═════ Collected material

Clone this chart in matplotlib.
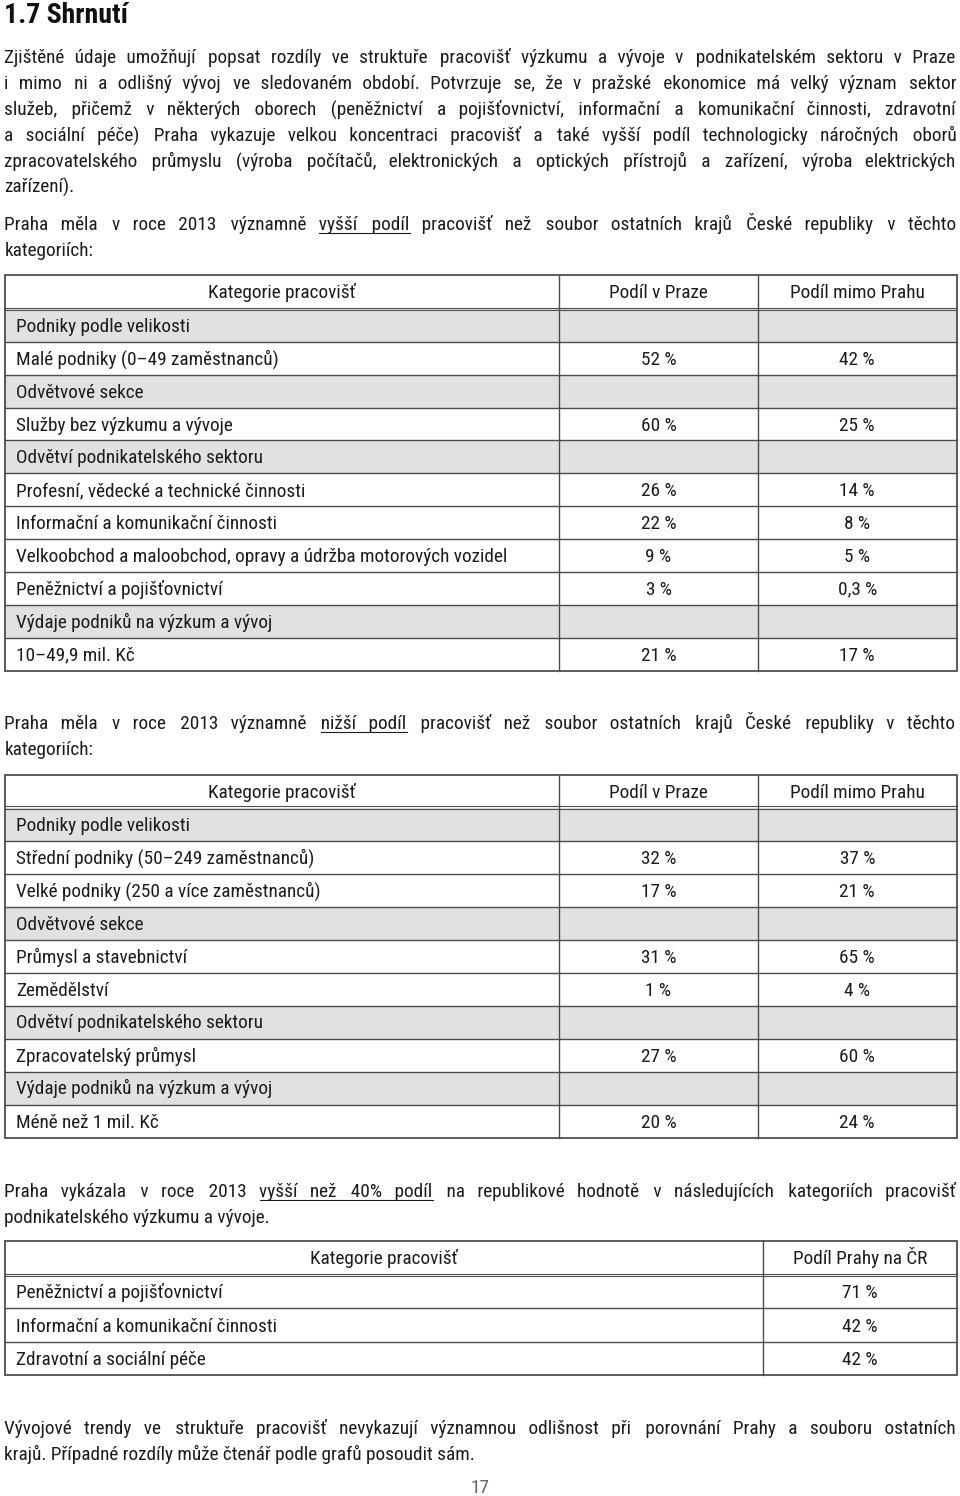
import matplotlib
matplotlib.use("Agg")
import matplotlib.pyplot as plt
from matplotlib import font_manager
from matplotlib.patches import Rectangle
from matplotlib.lines import Line2D

# ---------------- data ----------------
title = "1.7 Shrnutí"

intro_lines = [
    "Zjištěné údaje umožňují popsat rozdíly ve struktuře pracovišť výzkumu a vývoje v podnikatelském sektoru v Praze",
    "i mimo ni a odlišný vývoj ve sledovaném období. Potvrzuje se, že v pražské ekonomice má velký význam sektor",
    "služeb, přičemž v některých oborech (peněžnictví a pojišťovnictví, informační a komunikační činnosti, zdravotní",
    "a sociální péče) Praha vykazuje velkou koncentraci pracovišť a také vyšší podíl technologicky náročných oborů",
    "zpracovatelského průmyslu (výroba počítačů, elektronických a optických přístrojů a zařízení, výroba elektrických",
    "zařízení).",
]
higher_lines = [
    "Praha měla v roce 2013 významně vyšší podíl pracovišť než soubor ostatních krajů České republiky v těchto",
    "kategoriích:",
]
lower_lines = [
    "Praha měla v roce 2013 významně nižší podíl pracovišť než soubor ostatních krajů České republiky v těchto",
    "kategoriích:",
]
over40_lines = [
    "Praha vykázala v roce 2013 vyšší než 40% podíl na republikové hodnotě v následujících kategoriích pracovišť",
    "podnikatelského výzkumu a vývoje.",
]
closing_lines = [
    "Vývojové trendy ve struktuře pracovišť nevykazují významnou odlišnost při porovnání Prahy a souboru ostatních",
    "krajů. Případné rozdíly může čtenář podle grafů posoudit sám.",
]
page_number = "17"

headers_2col = ["Kategorie pracovišť", "Podíl v Praze", "Podíl mimo Prahu"]
headers_1col = ["Kategorie pracovišť", "Podíl Prahy na ČR"]

t1_labels = ["Podniky podle velikosti", "Malé podniky (0–49 zaměstnanců)", "Odvětvové sekce",
             "Služby bez výzkumu a vývoje", "Odvětví podnikatelského sektoru",
             "Profesní, vědecké a technické činnosti", "Informační a komunikační činnosti",
             "Velkoobchod a maloobchod, opravy a údržba motorových vozidel",
             "Peněžnictví a pojišťovnictví", "Výdaje podniků na výzkum a vývoj", "10–49,9 mil. Kč"]
t1_praha = [None, 52, None, 60, None, 26, 22, 9, 3, None, 21]
t1_mimo = [None, 42, None, 25, None, 14, 8, 5, 0.3, None, 17]

t2_labels = ["Podniky podle velikosti", "Střední podniky (50–249 zaměstnanců)",
             "Velké podniky (250 a více zaměstnanců)", "Odvětvové sekce", "Průmysl a stavebnictví",
             "Zemědělství", "Odvětví podnikatelského sektoru", "Zpracovatelský průmysl",
             "Výdaje podniků na výzkum a vývoj", "Méně než 1 mil. Kč"]
t2_praha = [None, 32, 17, None, 31, 1, None, 27, None, 20]
t2_mimo = [None, 37, 21, None, 65, 4, None, 60, None, 24]

t3_labels = ["Peněžnictví a pojišťovnictví", "Informační a komunikační činnosti",
             "Zdravotní a sociální péče"]
t3_share = [71, 42, 42]

# ---------------- setup ----------------
W, H = 960, 1496
fig = plt.figure(figsize=(W / 100, H / 100), dpi=100, facecolor="white")
ax = fig.add_axes([0, 0, 1, 1])
ax.set_xlim(0, W)
ax.set_ylim(H, 0)
ax.axis("off")
renderer = fig.canvas.get_renderer()

names = {f.name for f in font_manager.fontManager.ttflist}
MAIN = "DejaVu Sans"
for cand in ["Roboto Condensed", "Noto Sans Condensed", "Open Sans Condensed",
             "Liberation Sans Narrow", "DejaVu Sans Condensed", "Lato"]:
    if cand in names:
        MAIN = cand
        break
FAMILY = [MAIN, "DejaVu Sans"]

TXT = "#1c1c1c"
GRAY = "#e1e1e1"
LINE = "#4d4d4d"
PX = 0.72  # points per pixel


def tw(s, size, weight="normal"):
    t = ax.text(0, 0, s, fontsize=size, family=FAMILY, weight=weight)
    w = t.get_window_extent(renderer).width
    t.remove()
    return w


BODY = 10 * 490 / tw(t1_labels[7], 10)
just_lines = intro_lines[:-1] + [higher_lines[0], lower_lines[0], over40_lines[0], closing_lines[0]]
widest = max(tw(l, BODY) for l in just_lines)
if widest > 940:
    BODY *= 940 / widest
TITLE = 10 * 124 / tw(title, 10, "bold")
SP = tw("a a", BODY) - tw("aa", BODY)
SMALL, HS = " ", SP
for ch in ["\u200a", "\u2009", "\u2006", "\u2005"]:
    w = tw("a" + ch + "a", BODY) - tw("aa", BODY)
    if 0.4 < w < SP:
        SMALL, HS = ch, w
        break

X0, X1 = 4.5, 956.5


def justified(words, target):
    n = len(words) - 1
    ww = [tw(w, BODY) for w in words]
    g = (target - sum(ww)) / n
    base = " " if g >= SP else ""
    bw = SP if base else 0.0
    counts, des, act = [], 0.0, 0.0
    for i in range(n):
        des += g
        k = max(0, int(round((des - act - bw) / HS)))
        counts.append(k)
        act += bw + k * HS

    def make(c):
        return words[0] + "".join(base + SMALL * c[i] + words[i + 1] for i in range(n))

    s = make(counts)
    for _ in range(4):
        m = int(round((target - tw(s, BODY)) / HS))
        if m == 0:
            break
        for j in range(abs(m)):
            idx = min(n - 1, int((j + 0.5) * n / abs(m)))
            counts[idx] = max(0, counts[idx] + (1 if m > 0 else -1))
        s = make(counts)
    seps = [base + SMALL * c for c in counts]
    return s, seps


def put_line(line, y, justify, underline=None):
    words = line.split(" ")
    if justify and len(words) > 1:
        s, seps = justified(words, X1 - X0)
    else:
        s, seps = line, [" "] * (len(words) - 1)
    ax.text(X0, y, s, fontsize=BODY, family=FAMILY, color=TXT, ha="left", va="baseline")
    if underline:
        i0, i1 = underline
        starts = [0]
        for i, w in enumerate(words[:-1]):
            starts.append(starts[-1] + len(w) + len(seps[i]))
        end_idx = starts[i1] + len(words[i1])
        x_end = X0 + tw(s[:end_idx], BODY)
        x_start = x_end - tw(s[starts[i0]:end_idx], BODY)
        ax.add_line(Line2D([x_start, x_end], [y + 3, y + 3], color=TXT, lw=1.1 * PX))


def paragraph(lines, y0, underline=None):
    for k, l in enumerate(lines):
        put_line(l, y0 + 26 * k, k < len(lines) - 1, underline if k == 0 else None)


def fmt(v):
    return ("%g" % v).replace(".", ",") + " %"


def table(top, hb, bottom, cols, headers, labels, values):
    n = len(labels)
    rh = (bottom - hb) / n
    for i, lab in enumerate(labels):
        y0 = hb + i * rh
        vals = [v[i] for v in values]
        if all(v is None for v in vals):
            ax.add_patch(Rectangle((cols[0], y0), cols[-1] - cols[0], rh, fc=GRAY, ec="none", zorder=0))
        ax.text(16, y0 + rh / 2 + 6.5, lab, fontsize=BODY, family=FAMILY, color=TXT, va="baseline")
        for j, v in enumerate(vals):
            if v is not None:
                ax.text((cols[j + 1] + cols[j + 2]) / 2, y0 + rh / 2 + 6.5, fmt(v), fontsize=BODY,
                        family=FAMILY, color=TXT, ha="center", va="baseline")
        if i > 0:
            ax.add_line(Line2D([cols[0], cols[-1]], [y0, y0], color=LINE, lw=1.4 * PX))
    hy = (top + hb) / 2 + 6.5
    for j, h in enumerate(headers):
        ax.text((cols[j] + cols[j + 1]) / 2, hy, h, fontsize=BODY, family=FAMILY, color=TXT,
                ha="center", va="baseline")
    for d in (-1.3, 1.3):
        ax.add_line(Line2D([cols[0], cols[-1]], [hb + d, hb + d], color=LINE, lw=1.1 * PX))
    for c in cols[1:-1]:
        ax.add_line(Line2D([c, c], [top, bottom], color=LINE, lw=1.4 * PX))
    ax.add_patch(Rectangle((cols[0], top), cols[-1] - cols[0], bottom - top, fc="none",
                           ec=LINE, lw=1.8 * PX, zorder=3))


# ---------------- draw ----------------
ax.text(X0, 23, title, fontsize=TITLE, family=FAMILY, weight="bold", color="#111111",
        ha="left", va="baseline")
paragraph(intro_lines, 63)
paragraph(higher_lines, 230, underline=(6, 7))
table(274.5, 309, 670.5, [4.5, 559, 758, 956.5], headers_2col, t1_labels, [t1_praha, t1_mimo])
paragraph(lower_lines, 729, underline=(6, 7))
table(775, 807.5, 1137.5, [4.5, 559, 758, 956.5], headers_2col, t2_labels, [t2_praha, t2_mimo])
paragraph(over40_lines, 1197, underline=(5, 8))
table(1241, 1275, 1375, [4.5, 763, 956.5], headers_1col, t3_labels, [t3_share])
paragraph(closing_lines, 1434)
ax.text(480, 1493, page_number, fontsize=BODY, family=FAMILY, color="#666666", ha="center",
        va="baseline")

fig.savefig("out.png", dpi=100, facecolor="white")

══════════

What this task involves —
Within the listing above, copy each line that has the string "matplotlib".

Expected output —
Clone this chart in matplotlib.
import matplotlib
matplotlib.use("Agg")
import matplotlib.pyplot as plt
from matplotlib import font_manager
from matplotlib.patches import Rectangle
from matplotlib.lines import Line2D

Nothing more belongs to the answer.